Buy now, pay later (BNPL) programs can be enticing for people who are short on cash and ready to make a purchase. These programs are low- or no-interest installment payment plans retailers, often online merchants, may offer at the time of purchase. BNPL plans may be helpful for those who are nearing their credit card limits or don’t yet qualify for a credit card.
Experian, one of the nation’s leading credit reporting agencies, noted that from 2019–2021, the number of BNPL loans from popular providers increased by 970 percent. It makes sense; BNPL programs don’t require a credit check and allow consumers to pay for purchases over a period of time, which is more manageable for some budgets.

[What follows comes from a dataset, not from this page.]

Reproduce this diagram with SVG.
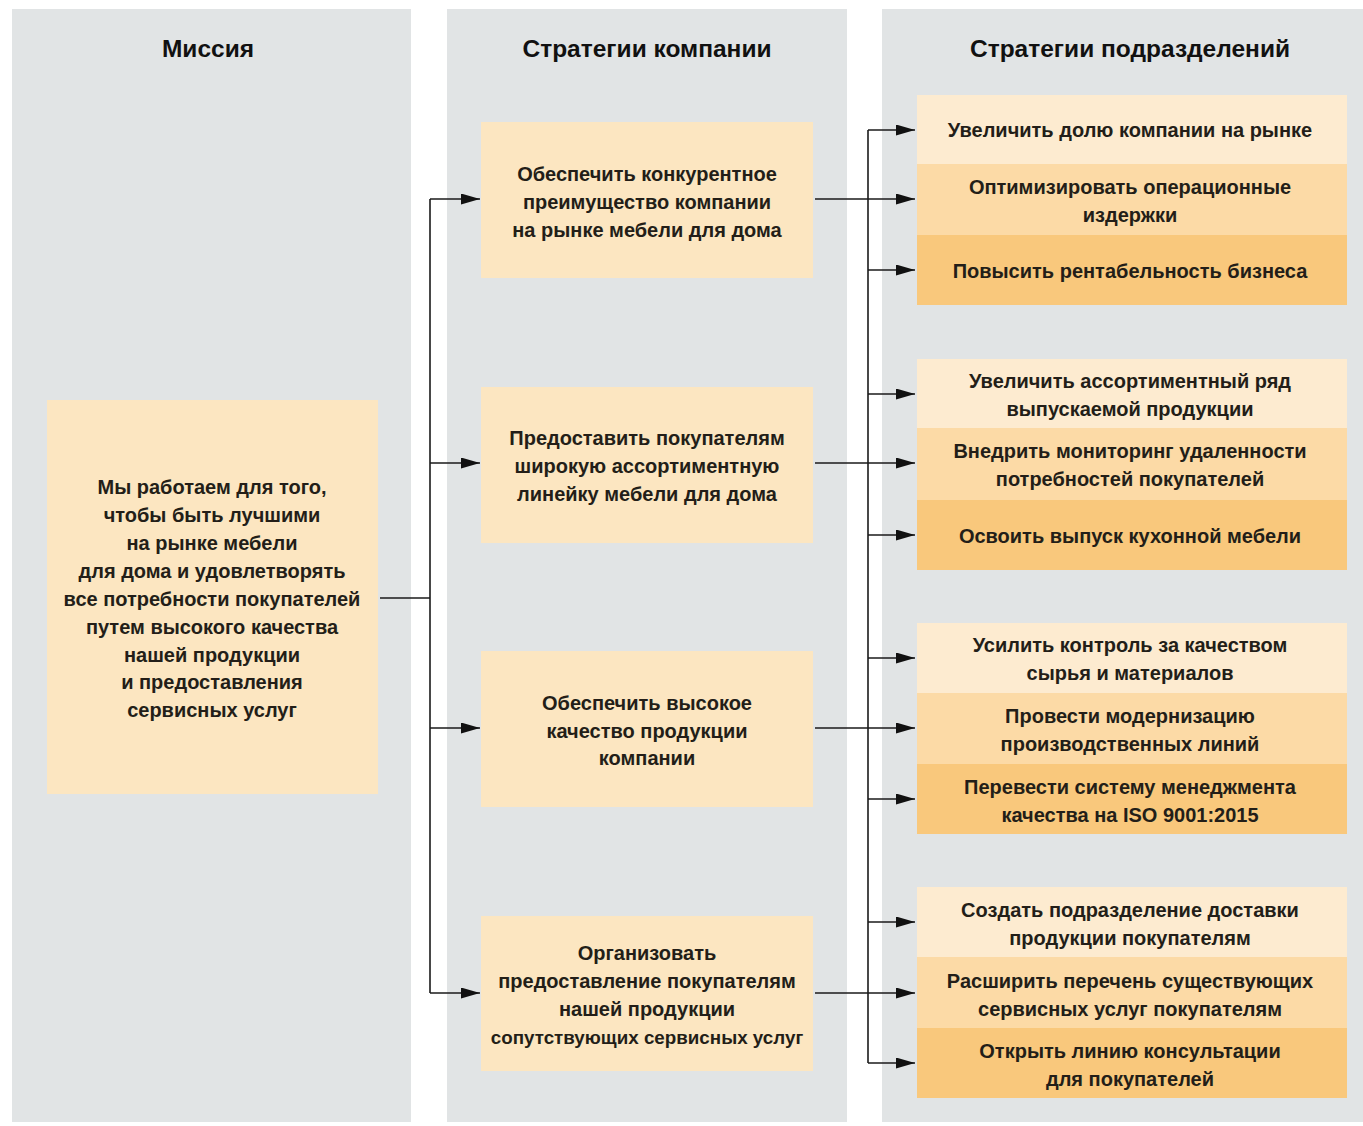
<svg xmlns="http://www.w3.org/2000/svg" width="1363" height="1126" viewBox="0 0 1363 1126">
<style>
.panel{fill:#e1e4e5}
.box{fill:#fce6c1}
.r1{fill:#fdebd0}
.r2{fill:#fcdaa6}
.r3{fill:#f9c87c}
text{font-family:"Liberation Sans",Arial,sans-serif;fill:#231e18;text-anchor:middle}
.h{font-size:24.5px;font-weight:bold;fill:#111}
.t{font-size:20px;font-weight:bold}
.s{font-size:18.8px}
.c{fill:none;stroke:#1a1a1a;stroke-width:1.6}
</style>
<defs>
<marker id="ah" viewBox="0 0 19 11" refX="19" refY="5.5" markerWidth="19" markerHeight="11" markerUnits="userSpaceOnUse" orient="auto">
<path d="M0,0 L19,5.5 L0,11 Z" fill="#111"/>
</marker>
</defs>
<rect width="1363" height="1126" fill="#fff"/>
<g id="panels">
<rect class="panel" x="12" y="9" width="399" height="1113"/>
<rect class="panel" x="447" y="9" width="400" height="1113"/>
<rect class="panel" x="882" y="9" width="481" height="1113"/>
<text class="h" x="208" y="57">Миссия</text>
<text class="h" x="647" y="57">Стратегии компании</text>
<text class="h" x="1130" y="57">Стратегии подразделений</text>
</g>
<g id="mission">
<rect class="box" x="47" y="400" width="331" height="394"/>
<text class="t" x="212" y="494">Мы работаем для того,</text>
<text class="t" x="212" y="522">чтобы быть лучшими</text>
<text class="t" x="212" y="550">на рынке мебели</text>
<text class="t" x="212" y="578">для дома и удовлетворять</text>
<text class="t" x="212" y="606">все потребности покупателей</text>
<text class="t" x="212" y="634">путем высокого качества</text>
<text class="t" x="212" y="662">нашей продукции</text>
<text class="t" x="212" y="689">и предоставления</text>
<text class="t" x="212" y="717">сервисных услуг</text>
</g>
<g id="s1">
<rect class="box" x="481" y="122" width="332" height="156"/>
<text class="t" x="647" y="181">Обеспечить конкурентное</text>
<text class="t" x="647" y="209">преимущество компании</text>
<text class="t" x="647" y="237">на рынке мебели для дома</text>
</g>
<g id="s2">
<rect class="box" x="481" y="387" width="332" height="156"/>
<text class="t" x="647" y="445">Предоставить покупателям</text>
<text class="t" x="647" y="473">широкую ассортиментную</text>
<text class="t" x="647" y="501">линейку мебели для дома</text>
</g>
<g id="s3">
<rect class="box" x="481" y="651" width="332" height="156"/>
<text class="t" x="647" y="710">Обеспечить высокое</text>
<text class="t" x="647" y="738">качество продукции</text>
<text class="t" x="647" y="765">компании</text>
</g>
<g id="s4">
<rect class="box" x="481" y="916" width="332" height="155"/>
<text class="t" x="647" y="960">Организовать</text>
<text class="t" x="647" y="988">предоставление покупателям</text>
<text class="t" x="647" y="1016">нашей продукции</text>
<text class="t s" x="647" y="1044">сопутствующих сервисных услуг</text>
</g>
<g id="d1">
<rect class="r1" x="917" y="95" width="430" height="69"/>
<rect class="r2" x="917" y="164" width="430" height="71"/>
<rect class="r3" x="917" y="235" width="430" height="70"/>
<text class="t" x="1130" y="137">Увеличить долю компании на рынке</text>
<text class="t" x="1130" y="194">Оптимизировать операционные</text>
<text class="t" x="1130" y="222">издержки</text>
<text class="t" x="1130" y="278">Повысить рентабельность бизнеса</text>
</g>
<g id="d2">
<rect class="r1" x="917" y="359" width="430" height="69"/>
<rect class="r2" x="917" y="428" width="430" height="72"/>
<rect class="r3" x="917" y="500" width="430" height="70"/>
<text class="t" x="1130" y="388">Увеличить ассортиментный ряд</text>
<text class="t" x="1130" y="416">выпускаемой продукции</text>
<text class="t" x="1130" y="458">Внедрить мониторинг удаленности</text>
<text class="t" x="1130" y="486">потребностей покупателей</text>
<text class="t" x="1130" y="543">Освоить выпуск кухонной мебели</text>
</g>
<g id="d3">
<rect class="r1" x="917" y="623" width="430" height="70"/>
<rect class="r2" x="917" y="693" width="430" height="71"/>
<rect class="r3" x="917" y="764" width="430" height="70"/>
<text class="t" x="1130" y="652">Усилить контроль за качеством</text>
<text class="t" x="1130" y="680">сырья и материалов</text>
<text class="t" x="1130" y="723">Провести модернизацию</text>
<text class="t" x="1130" y="751">производственных линий</text>
<text class="t" x="1130" y="794">Перевести систему менеджмента</text>
<text class="t" x="1130" y="822">качества на ISO 9001:2015</text>
</g>
<g id="d4">
<rect class="r1" x="917" y="887" width="430" height="70"/>
<rect class="r2" x="917" y="957" width="430" height="71"/>
<rect class="r3" x="917" y="1028" width="430" height="70"/>
<text class="t" x="1130" y="917">Создать подразделение доставки</text>
<text class="t" x="1130" y="945">продукции покупателям</text>
<text class="t" x="1130" y="988">Расширить перечень существующих</text>
<text class="t" x="1130" y="1016">сервисных услуг покупателям</text>
<text class="t" x="1130" y="1058">Открыть линию консультации</text>
<text class="t" x="1130" y="1086">для покупателей</text>
</g>
<g id="connectors">
<path class="c" d="M380,598 H430"/>
<path class="c" d="M430,199 V993"/>
<path class="c" d="M430,199 H480" marker-end="url(#ah)"/>
<path class="c" d="M430,463 H480" marker-end="url(#ah)"/>
<path class="c" d="M430,728 H480" marker-end="url(#ah)"/>
<path class="c" d="M430,993 H480" marker-end="url(#ah)"/>
<path class="c" d="M868,130 V1063"/>
<path class="c" d="M815,199 H868"/>
<path class="c" d="M815,463 H868"/>
<path class="c" d="M815,728 H868"/>
<path class="c" d="M815,993 H868"/>
<path class="c" d="M868,130 H915" marker-end="url(#ah)"/>
<path class="c" d="M868,199 H915" marker-end="url(#ah)"/>
<path class="c" d="M868,270 H915" marker-end="url(#ah)"/>
<path class="c" d="M868,394 H915" marker-end="url(#ah)"/>
<path class="c" d="M868,463 H915" marker-end="url(#ah)"/>
<path class="c" d="M868,535 H915" marker-end="url(#ah)"/>
<path class="c" d="M868,658 H915" marker-end="url(#ah)"/>
<path class="c" d="M868,728 H915" marker-end="url(#ah)"/>
<path class="c" d="M868,799 H915" marker-end="url(#ah)"/>
<path class="c" d="M868,922 H915" marker-end="url(#ah)"/>
<path class="c" d="M868,993 H915" marker-end="url(#ah)"/>
<path class="c" d="M868,1063 H915" marker-end="url(#ah)"/>
</g>
</svg>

But they also carry risks.
How BNPL programs work
When you agree to a BNPL payment program, you will make equal installment payments on a set schedule over several months, like a personal loan. You will pay no interest if you pay the required amount in full and on time. Credit cards, by comparison, charge interest each month on any unpaid balance. According to LendingTree, the average credit card interest rate in America is 24.61 percent, and at five-year high point. Even if you carry only a small balance, the interest charges alone could take a big bite out of your monthly budget. This alone makes BNPL programs attractive.
It’s easy to be approved for a BNPL. They may not require a credit check which is ideal for consumers without a credit history or those working to rebuild one. Before you sign a contract, though, read the fine print to understand all terms and possible penalties.
What’s the risk?
If you’ve struggled to make on-time credit card or loan payments in the past, a buy now, pay later program may not be the best option, even if it sounds like a good deal. Review the terms and know your grace period (the deadline by which you must make a payment before incurring a late fee). Many BNPL plans require multiple payments within the same month.

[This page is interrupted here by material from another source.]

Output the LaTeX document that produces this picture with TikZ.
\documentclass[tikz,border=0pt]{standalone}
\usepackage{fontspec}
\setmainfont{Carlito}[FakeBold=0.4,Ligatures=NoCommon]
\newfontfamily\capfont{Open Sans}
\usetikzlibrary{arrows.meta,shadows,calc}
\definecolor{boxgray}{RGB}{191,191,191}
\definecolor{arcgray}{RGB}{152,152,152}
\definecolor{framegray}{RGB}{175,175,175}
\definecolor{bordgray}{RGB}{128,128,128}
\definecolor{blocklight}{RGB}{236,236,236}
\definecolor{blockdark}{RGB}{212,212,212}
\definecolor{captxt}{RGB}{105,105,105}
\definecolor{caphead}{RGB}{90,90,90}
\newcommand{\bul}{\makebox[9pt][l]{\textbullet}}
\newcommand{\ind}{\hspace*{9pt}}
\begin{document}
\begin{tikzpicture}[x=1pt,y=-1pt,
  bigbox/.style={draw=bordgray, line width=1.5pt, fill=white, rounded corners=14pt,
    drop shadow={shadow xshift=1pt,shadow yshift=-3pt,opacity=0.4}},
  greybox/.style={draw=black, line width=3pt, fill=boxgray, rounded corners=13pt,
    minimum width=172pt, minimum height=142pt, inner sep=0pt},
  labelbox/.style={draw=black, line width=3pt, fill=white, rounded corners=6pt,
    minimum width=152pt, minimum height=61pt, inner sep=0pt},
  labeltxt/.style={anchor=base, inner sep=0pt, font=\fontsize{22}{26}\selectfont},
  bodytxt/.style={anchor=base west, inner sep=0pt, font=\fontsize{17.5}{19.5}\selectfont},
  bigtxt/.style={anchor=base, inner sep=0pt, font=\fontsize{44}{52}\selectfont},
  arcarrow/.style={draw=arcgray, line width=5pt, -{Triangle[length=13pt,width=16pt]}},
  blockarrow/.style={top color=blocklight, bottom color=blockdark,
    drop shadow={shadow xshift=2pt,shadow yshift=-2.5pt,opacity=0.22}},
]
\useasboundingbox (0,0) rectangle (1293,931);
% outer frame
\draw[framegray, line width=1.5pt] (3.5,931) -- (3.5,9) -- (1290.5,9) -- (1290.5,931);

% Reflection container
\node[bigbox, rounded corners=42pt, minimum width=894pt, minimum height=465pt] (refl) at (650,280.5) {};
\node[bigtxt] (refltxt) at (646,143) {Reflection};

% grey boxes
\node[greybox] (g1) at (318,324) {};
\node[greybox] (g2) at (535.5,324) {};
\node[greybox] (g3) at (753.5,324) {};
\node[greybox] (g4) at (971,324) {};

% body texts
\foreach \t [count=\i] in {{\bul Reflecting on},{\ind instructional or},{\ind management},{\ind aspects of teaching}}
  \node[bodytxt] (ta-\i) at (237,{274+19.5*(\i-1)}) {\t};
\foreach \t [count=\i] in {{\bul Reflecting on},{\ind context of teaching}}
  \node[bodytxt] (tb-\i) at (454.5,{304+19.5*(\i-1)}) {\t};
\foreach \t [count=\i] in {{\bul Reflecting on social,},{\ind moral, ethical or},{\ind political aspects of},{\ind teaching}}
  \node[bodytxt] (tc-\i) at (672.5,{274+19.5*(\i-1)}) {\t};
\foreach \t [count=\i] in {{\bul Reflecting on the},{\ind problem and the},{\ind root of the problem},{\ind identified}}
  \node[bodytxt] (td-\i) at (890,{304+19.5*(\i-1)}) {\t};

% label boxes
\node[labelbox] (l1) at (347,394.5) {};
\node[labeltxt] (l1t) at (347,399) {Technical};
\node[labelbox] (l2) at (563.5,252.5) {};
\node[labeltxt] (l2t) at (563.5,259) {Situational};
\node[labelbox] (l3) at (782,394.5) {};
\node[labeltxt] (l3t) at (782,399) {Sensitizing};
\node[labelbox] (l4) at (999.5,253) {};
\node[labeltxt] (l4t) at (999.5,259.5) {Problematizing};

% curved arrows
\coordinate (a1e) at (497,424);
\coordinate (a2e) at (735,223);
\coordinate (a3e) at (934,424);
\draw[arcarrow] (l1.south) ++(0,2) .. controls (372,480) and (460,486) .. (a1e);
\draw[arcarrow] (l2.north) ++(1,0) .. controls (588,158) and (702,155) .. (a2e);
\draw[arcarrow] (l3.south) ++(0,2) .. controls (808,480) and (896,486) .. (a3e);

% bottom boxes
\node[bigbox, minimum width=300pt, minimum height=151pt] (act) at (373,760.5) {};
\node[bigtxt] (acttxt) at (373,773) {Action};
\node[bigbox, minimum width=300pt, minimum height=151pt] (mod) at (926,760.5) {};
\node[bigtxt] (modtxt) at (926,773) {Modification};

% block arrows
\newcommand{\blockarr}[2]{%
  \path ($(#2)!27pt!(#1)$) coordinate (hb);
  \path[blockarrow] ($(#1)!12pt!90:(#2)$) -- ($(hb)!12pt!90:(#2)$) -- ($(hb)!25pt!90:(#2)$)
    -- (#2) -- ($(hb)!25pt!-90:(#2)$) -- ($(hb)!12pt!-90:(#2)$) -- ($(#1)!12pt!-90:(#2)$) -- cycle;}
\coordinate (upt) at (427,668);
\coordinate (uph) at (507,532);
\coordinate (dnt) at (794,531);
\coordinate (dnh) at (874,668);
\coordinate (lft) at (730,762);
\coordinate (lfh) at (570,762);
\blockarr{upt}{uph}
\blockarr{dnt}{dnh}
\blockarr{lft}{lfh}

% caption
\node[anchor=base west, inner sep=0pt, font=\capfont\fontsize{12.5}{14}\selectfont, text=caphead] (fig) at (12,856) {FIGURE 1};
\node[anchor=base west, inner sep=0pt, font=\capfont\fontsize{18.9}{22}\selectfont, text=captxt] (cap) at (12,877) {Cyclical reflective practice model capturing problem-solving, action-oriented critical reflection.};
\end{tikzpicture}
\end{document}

BNPL’s can give you a false sense of affordability, encouraging you to spend more than your budget can manage. Some even charge a fee on top of the purchase price. This means you’ll pay more than you would have if you paid in full at the time of purchase.

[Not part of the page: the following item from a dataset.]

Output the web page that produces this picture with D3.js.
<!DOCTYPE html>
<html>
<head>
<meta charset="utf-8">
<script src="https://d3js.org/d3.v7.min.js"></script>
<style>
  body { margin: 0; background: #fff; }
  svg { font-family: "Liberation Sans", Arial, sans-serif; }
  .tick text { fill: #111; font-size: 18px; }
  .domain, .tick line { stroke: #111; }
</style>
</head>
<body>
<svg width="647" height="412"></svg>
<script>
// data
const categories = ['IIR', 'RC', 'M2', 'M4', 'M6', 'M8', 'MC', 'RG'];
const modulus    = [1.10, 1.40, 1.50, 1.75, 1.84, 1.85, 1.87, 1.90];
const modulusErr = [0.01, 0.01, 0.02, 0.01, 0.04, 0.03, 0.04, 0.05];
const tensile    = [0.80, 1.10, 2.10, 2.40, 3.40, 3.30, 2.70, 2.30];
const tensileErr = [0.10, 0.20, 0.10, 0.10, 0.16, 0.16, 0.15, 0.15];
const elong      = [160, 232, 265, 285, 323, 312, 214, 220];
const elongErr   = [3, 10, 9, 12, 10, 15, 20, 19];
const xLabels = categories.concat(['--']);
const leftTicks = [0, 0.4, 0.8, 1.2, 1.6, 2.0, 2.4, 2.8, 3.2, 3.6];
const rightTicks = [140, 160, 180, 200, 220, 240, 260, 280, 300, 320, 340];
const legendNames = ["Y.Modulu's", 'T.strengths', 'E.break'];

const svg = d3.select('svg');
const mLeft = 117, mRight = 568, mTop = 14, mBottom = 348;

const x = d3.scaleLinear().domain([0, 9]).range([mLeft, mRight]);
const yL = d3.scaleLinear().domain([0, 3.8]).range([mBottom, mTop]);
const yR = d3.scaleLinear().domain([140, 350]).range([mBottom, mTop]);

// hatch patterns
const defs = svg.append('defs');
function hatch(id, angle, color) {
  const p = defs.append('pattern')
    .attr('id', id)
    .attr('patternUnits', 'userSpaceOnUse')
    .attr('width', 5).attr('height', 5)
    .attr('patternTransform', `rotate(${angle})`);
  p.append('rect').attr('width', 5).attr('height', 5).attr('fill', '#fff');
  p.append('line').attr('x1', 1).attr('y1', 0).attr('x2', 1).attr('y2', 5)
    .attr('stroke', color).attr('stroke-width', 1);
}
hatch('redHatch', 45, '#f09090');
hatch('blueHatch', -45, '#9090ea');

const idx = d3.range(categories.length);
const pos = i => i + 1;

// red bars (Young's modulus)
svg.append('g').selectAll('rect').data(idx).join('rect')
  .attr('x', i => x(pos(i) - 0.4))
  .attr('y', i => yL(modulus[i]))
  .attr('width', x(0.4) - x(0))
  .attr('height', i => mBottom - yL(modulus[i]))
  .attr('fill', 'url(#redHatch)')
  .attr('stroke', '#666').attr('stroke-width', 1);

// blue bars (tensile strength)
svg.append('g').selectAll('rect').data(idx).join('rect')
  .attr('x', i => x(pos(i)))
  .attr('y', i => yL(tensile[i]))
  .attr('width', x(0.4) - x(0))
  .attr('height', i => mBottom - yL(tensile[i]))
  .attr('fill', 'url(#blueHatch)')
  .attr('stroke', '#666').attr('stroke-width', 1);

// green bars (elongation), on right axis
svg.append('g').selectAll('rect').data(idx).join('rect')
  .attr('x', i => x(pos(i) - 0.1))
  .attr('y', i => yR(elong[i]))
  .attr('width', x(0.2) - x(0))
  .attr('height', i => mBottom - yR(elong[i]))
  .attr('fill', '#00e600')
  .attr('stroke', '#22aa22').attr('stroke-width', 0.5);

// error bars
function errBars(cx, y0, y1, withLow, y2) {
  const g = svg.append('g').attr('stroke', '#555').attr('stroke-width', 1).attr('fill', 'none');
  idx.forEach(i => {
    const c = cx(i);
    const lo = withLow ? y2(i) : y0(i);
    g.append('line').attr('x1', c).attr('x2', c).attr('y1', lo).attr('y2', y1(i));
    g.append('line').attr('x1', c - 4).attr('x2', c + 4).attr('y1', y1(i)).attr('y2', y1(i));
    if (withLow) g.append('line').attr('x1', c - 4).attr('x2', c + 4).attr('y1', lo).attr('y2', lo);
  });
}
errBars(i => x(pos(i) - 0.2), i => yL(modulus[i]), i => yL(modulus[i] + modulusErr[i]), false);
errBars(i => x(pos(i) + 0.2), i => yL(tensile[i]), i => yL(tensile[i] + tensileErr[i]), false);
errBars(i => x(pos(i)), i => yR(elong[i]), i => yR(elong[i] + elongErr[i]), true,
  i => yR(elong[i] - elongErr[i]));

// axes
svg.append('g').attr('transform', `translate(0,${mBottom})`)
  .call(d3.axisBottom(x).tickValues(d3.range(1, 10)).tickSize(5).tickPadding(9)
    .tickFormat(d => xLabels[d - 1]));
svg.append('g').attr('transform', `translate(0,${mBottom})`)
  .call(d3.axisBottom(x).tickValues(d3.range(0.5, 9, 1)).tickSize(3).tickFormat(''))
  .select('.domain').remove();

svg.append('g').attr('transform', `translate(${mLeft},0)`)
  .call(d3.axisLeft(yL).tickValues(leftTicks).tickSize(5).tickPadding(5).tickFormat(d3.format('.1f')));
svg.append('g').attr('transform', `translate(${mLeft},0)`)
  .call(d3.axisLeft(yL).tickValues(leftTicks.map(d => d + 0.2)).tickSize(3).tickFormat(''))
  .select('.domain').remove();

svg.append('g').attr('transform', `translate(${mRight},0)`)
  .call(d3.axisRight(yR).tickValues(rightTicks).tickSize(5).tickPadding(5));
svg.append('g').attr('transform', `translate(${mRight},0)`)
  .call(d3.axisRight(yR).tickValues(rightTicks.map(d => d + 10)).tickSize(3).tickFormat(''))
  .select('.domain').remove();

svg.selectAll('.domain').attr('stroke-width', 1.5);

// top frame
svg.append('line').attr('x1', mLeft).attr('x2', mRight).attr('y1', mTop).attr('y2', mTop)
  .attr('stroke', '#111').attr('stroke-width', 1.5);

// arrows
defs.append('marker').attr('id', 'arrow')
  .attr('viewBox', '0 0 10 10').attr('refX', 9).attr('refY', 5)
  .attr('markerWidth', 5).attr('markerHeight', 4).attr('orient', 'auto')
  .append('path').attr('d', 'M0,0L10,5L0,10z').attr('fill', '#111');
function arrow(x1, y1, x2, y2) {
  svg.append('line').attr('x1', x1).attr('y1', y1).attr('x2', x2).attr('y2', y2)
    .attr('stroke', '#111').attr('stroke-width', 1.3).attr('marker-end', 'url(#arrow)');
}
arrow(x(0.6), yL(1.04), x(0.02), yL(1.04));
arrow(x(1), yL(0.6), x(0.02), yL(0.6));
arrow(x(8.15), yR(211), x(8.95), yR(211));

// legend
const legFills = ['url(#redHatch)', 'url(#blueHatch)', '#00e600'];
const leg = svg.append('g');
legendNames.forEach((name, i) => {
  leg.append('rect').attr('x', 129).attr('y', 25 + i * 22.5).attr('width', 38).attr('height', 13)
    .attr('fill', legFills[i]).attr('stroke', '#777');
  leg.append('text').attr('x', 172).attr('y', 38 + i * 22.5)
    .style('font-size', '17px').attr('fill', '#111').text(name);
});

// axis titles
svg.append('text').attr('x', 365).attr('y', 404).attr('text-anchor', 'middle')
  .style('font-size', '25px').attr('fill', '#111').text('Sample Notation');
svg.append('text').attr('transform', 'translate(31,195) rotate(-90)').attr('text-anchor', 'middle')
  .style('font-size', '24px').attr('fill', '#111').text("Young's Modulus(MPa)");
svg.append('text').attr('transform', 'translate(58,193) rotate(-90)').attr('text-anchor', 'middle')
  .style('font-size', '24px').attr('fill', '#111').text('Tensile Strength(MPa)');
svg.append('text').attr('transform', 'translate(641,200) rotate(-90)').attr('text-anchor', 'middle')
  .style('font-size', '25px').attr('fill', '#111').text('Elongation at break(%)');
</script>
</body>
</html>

Review the schedule for all your automatic payments and ensure you’ll have enough in your credit union account to cover the payment when it is deducted. If not, you could pay overdraft fees.
If you can’t make your payments on time, the BNPL provider could turn the account over to a collection agency, which puts your credit score at risk.
In addition, many credit cards offer cash-back rewards based on the dollars you charge. That’s free money you could use to pay your balance or increase your savings. BNPLs don’t offer rewards.
BNPLs can be an option to help you pay for a purchase and avoid interest if you’ll have the necessary funds within a short time.
Another alternative is to explore a low-interest personal loan or credit card from your local credit union. They can review your entire financial situation and help you map out the best plan for paying your bills and meeting your goals.